Development of the CLIP score in cardiogenic shock. Fifty-eight parameters were studied in patients included in the IABP SHOCK II study, and with internal and external validation a simple four-point biomarker score was developed for mortality risk stratification. IABP, intra-aortic balloon pump; SAPS, simplified Apache physiological score. Reprinted with permission from Ceglarek et al.[36]

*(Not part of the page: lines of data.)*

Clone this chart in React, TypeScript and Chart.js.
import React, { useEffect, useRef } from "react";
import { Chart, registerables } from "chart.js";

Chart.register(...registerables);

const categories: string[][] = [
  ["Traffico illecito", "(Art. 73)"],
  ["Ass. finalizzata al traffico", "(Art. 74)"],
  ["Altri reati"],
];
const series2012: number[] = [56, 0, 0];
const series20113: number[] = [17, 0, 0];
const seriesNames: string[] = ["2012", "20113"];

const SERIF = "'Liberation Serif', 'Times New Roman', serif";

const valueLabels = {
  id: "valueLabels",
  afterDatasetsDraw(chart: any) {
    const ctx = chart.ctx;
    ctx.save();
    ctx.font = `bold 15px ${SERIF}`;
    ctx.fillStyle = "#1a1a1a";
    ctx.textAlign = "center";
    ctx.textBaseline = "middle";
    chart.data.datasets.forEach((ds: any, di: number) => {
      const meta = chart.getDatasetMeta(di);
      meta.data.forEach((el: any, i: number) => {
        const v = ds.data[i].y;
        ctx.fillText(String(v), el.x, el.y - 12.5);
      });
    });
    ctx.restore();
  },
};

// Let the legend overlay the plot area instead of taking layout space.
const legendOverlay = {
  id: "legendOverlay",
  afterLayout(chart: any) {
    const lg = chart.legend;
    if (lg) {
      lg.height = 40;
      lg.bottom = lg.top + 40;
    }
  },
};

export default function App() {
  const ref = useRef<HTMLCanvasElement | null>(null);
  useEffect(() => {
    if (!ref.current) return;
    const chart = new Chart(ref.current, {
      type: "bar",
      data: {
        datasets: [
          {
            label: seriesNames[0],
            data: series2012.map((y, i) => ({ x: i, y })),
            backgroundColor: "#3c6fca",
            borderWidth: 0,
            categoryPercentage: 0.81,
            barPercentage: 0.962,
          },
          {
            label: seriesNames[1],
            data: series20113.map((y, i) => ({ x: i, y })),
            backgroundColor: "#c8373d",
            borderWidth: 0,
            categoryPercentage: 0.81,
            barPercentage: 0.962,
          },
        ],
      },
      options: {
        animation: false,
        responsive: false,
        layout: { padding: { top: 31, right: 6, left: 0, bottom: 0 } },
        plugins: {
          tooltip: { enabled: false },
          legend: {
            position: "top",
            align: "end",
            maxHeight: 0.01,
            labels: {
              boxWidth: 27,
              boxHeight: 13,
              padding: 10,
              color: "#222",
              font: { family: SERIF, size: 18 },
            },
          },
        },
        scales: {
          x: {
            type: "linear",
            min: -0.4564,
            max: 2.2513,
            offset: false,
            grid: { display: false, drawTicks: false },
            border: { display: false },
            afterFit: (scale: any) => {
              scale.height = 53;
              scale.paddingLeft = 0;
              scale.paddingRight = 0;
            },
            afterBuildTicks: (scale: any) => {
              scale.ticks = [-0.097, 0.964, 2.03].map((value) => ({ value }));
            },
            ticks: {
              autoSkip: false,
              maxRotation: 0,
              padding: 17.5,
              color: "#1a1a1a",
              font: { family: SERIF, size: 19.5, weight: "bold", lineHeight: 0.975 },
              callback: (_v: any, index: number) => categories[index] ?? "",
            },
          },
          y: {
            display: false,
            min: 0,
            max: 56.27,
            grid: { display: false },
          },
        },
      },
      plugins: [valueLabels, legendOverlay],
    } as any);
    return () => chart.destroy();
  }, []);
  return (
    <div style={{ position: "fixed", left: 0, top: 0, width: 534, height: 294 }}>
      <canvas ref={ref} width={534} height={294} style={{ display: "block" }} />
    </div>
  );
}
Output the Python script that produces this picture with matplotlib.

Data guiding choice of inotropic agent in CS are limited. The expanding evidence base suggesting potential harm from adrenaline has increased focus on other drugs. In the DOREMI (Dobutamine Compared with Milrinone) trial, 192 paients with CS were randomly assigned to receive milrinone or dobutamine in a double-blind fashion.[37] Here, there was no difference in the primary composite outcome (in-hospital death from any cause, resuscitated cardiac arrest, receipt of cardiac transplant or MCS, non-fatal MI, transient ischaemic attack or stroke, or inititation of renal replacement therapy) between the groups, and in-hospital mortality remained disappointingly high. Whether these findings would be replicated across all phenotypes, aetiologies, and severity of CS remains to be determined.

Conclusions

Significant advances in understanding the underlying pathological mechanisms, the role of inflammation and the immune system, and in risk stratification of our most acute and critically ill cardiac patients continue to be made. The increasing collaboration between basic and clincial science, cardiology, critical care, and acute medicine continues to drive our knowledge base further, providing the evidence that will surely underpin best practice in these most challenging areas of cardiology in the future.

Conflict of interest: none declared.